Retirement was not always easy for the two-time Premier League champion and three-time FA Cup winner. It took him months to find something that could replicate the rush of adrenaline he got during a match - mixed martial arts. These days, the only times he feels as alive as he did on the pitch are when he boxes - and is about to get hit.
That is not the only reason he boxes. The father of two likens the sport to a chess match - one has to think two or three moves ahead. Sometimes he allows his opponent to hit him at a certain angle just so he can counter-punch.
Known for his quick feet and quick thinking, the Swede is now plotting Arsenal's long-term success as the coach of their Under-15 team. He is relishing the opportunity to influence teenagers at an important stage of their development and "the Arsenal way" is central to his coaching philosophy.

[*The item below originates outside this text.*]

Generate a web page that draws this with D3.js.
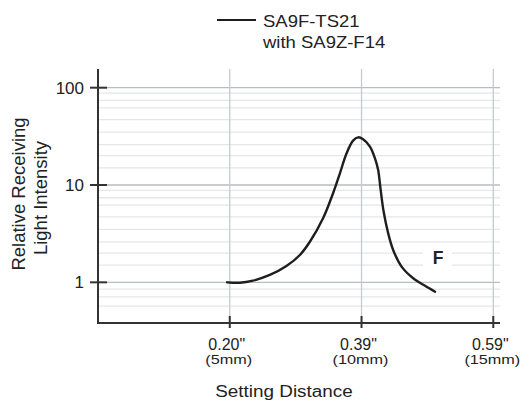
<!DOCTYPE html>
<html>
<head>
<meta charset="utf-8">
<script src="https://cdn.jsdelivr.net/npm/d3@7"></script>
<style>
  body { margin: 0; background: #fff; }
  text { font-family: "Liberation Sans", Arial, sans-serif; fill: #222; }
</style>
</head>
<body>
<div id="chart"></div>
<script>
// setting distance (mm) and relative receiving light intensity along the curve
const distance = [4.9, 5.38, 5.88, 6.52, 7.15, 7.66, 8.04, 8.54, 8.92, 9.18, 9.43, 9.68, 9.87,
  10.06, 10.32, 10.51, 10.63, 10.71, 10.83, 11.01, 11.2, 11.52, 11.96, 12.41, 12.79];
const intensity = [1.0, 0.99, 1.04, 1.19, 1.47, 1.91, 2.61, 4.55, 8.23, 13.2, 21.1, 28.6, 30.9,
  29.5, 24.8, 18.8, 14.3, 9.7, 5.5, 3.2, 2.15, 1.45, 1.1, 0.92, 0.8];

const xTicks = [5, 10, 15];
const xTickInch = ['0.20"', '0.39"', '0.59"'];
const xTickMm = ["(5mm)", "(10mm)", "(15mm)"];
const yTicks = [1, 10, 100];
const yMinor = [0.57, 0.71, 0.85, 1.5, 2, 2.6, 3.5, 4.7, 6.2, 7.4, 8.8,
  15, 20, 26, 35, 47, 62, 74, 88];
const seriesName = ["SA9F-TS21", "with SA9Z-F14"];

const width = 520;
const height = 401;
const margin = { top: 69, left: 98, bottom: 78, right: 20 };

const svg = d3.select("#chart").append("svg")
  .attr("width", width)
  .attr("height", height);

const x = d3.scaleLinear().domain([0, 15]).range([margin.left, 493.3]);
const y = d3.scaleLog().domain([0.382, 155.6]).range([height - margin.bottom, margin.top]);
const x0 = margin.left, x1 = width - margin.right;
const yBot = y.range()[0], yTop = y.range()[1];

// widen text horizontally like the original lettering
function stretch(sel, k) {
  sel.each(function () {
    const w = this.getComputedTextLength();
    d3.select(this).attr("textLength", w * k).attr("lengthAdjust", "spacingAndGlyphs");
  });
}

// minor grid
svg.append("g").selectAll("line").data(yMinor).enter().append("line")
  .attr("x1", x0).attr("x2", x1)
  .attr("y1", d => y(d)).attr("y2", d => y(d))
  .attr("stroke", "#e4e6e8").attr("stroke-width", 1.3);

// major grid
svg.append("g").selectAll("line").data(yTicks).enter().append("line")
  .attr("x1", x0).attr("x2", x1)
  .attr("y1", d => y(d)).attr("y2", d => y(d))
  .attr("stroke", "#b9bcbf").attr("stroke-width", 1.3);

// vertical grid
svg.append("g").selectAll("line").data(xTicks).enter().append("line")
  .attr("x1", d => x(d)).attr("x2", d => x(d))
  .attr("y1", yTop).attr("y2", yBot)
  .attr("stroke", "#c6cacf").attr("stroke-width", 1.3);

// label F with white box
svg.append("rect").attr("x", 423).attr("y", 245).attr("width", 29).attr("height", 22).attr("fill", "#fff");
svg.append("text").attr("x", 438).attr("y", 263.5).attr("text-anchor", "middle")
  .style("font-size", "17.5px").style("font-weight", "bold").text("F");

// curve
const pts = distance.map((d, i) => [d, intensity[i]]);
svg.append("path")
  .datum(pts)
  .attr("fill", "none")
  .attr("stroke", "#1e1e1e")
  .attr("stroke-width", 2.4)
  .attr("stroke-linecap", "round")
  .attr("d", d3.line().x(d => x(d[0])).y(d => y(d[1])).curve(d3.curveCatmullRom.alpha(0.5)));

// axes
svg.append("line").attr("x1", x0).attr("x2", x0).attr("y1", yTop).attr("y2", yBot + 1)
  .attr("stroke", "#333").attr("stroke-width", 2);
svg.append("line").attr("x1", x0 - 1).attr("x2", x1).attr("y1", yBot).attr("y2", yBot)
  .attr("stroke", "#333").attr("stroke-width", 2);

svg.append("g").selectAll("line").data(yTicks).enter().append("line")
  .attr("x1", x0 - 8).attr("x2", x0 + 9)
  .attr("y1", d => y(d)).attr("y2", d => y(d))
  .attr("stroke", "#333").attr("stroke-width", 2);
svg.append("g").selectAll("line").data(xTicks).enter().append("line")
  .attr("x1", d => x(d)).attr("x2", d => x(d))
  .attr("y1", yBot - 7).attr("y2", yBot + 5)
  .attr("stroke", "#333").attr("stroke-width", 2);

// tick labels
svg.append("g").selectAll("text").data(yTicks).enter().append("text")
  .attr("x", 84).attr("y", d => y(d) + 6)
  .attr("text-anchor", "end")
  .style("font-size", "17px")
  .text(d => d);

svg.append("g").selectAll("text").data(xTicks).enter().append("text")
  .attr("x", d => x(d) - 3).attr("y", 350)
  .attr("text-anchor", "middle")
  .style("font-size", "16px")
  .text((d, i) => xTickInch[i]);
svg.append("g").selectAll("text").data(xTicks).enter().append("text")
  .attr("x", d => x(d) - 1).attr("y", 364)
  .attr("text-anchor", "middle")
  .style("font-size", "13.5px")
  .text((d, i) => xTickMm[i])
  .call(stretch, 1.2);

// axis titles
svg.append("text").attr("x", 284).attr("y", 397).attr("text-anchor", "middle")
  .style("font-size", "16px").text("Setting Distance")
  .call(stretch, 1.18);
svg.append("text").attr("transform", "translate(24.5,194) rotate(-90)")
  .attr("text-anchor", "middle").style("font-size", "18.5px").text("Relative Receiving");
svg.append("text").attr("transform", "translate(47,198) rotate(-90)")
  .attr("text-anchor", "middle").style("font-size", "18.5px").text("Light Intensity");

// legend
svg.append("line").attr("x1", 217).attr("x2", 256).attr("y1", 20).attr("y2", 20)
  .attr("stroke", "#1e1e1e").attr("stroke-width", 2);
svg.append("g").selectAll("text").data(seriesName).enter().append("text")
  .attr("x", 263).attr("y", (d, i) => 27 + i * 20.5)
  .style("font-size", "16.5px")
  .text(d => d)
  .call(stretch, 1.12);
</script>
</body>
</html>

"I always want to play offensive and nice football," Ljungberg told The Straits Times this month in an interview arranged by Destination NSW and Arsenal.
"Of course to win a football game, you need to play as a team. You need to defend well. There are a lot of attributes today to win trophies. But the main thing is everybody should know what they are doing on the field and hopefully we can try as well to entertain the fans."
To get the best out of his players, he has turned to books on psychology and sees the value in interacting with the boys on a social level. Finding out what makes them tick and how their families are doing are as important as being a student of the game.
Ljungberg watched every game of the recently concluded European Championship. And by watching he really meant pausing and dissecting.
"You become a bit boring when you become a coach," the former Sweden international said, smiling.
"You rewind and see what they did there and what was wrong with that, and try to analyse how certain teams play out from the back, what system they use and where they put players."
Ljungberg could hardly have been described as boring in his playing days. In fact, he was often labelled flamboyant by the British media, an image that was accentuated when he wore a red mohawk to Premier League games.
Now, he sports a bald look with a salt-and-pepper stubble. But he remains a fan favourite.
Edmonds, 41, said: "He always gave 100 per cent and believed in himself. And he's always, of course, pleasing to the eye."
If her son Freddie grows up to be a spitting image of Ljungberg, there would be no complaints.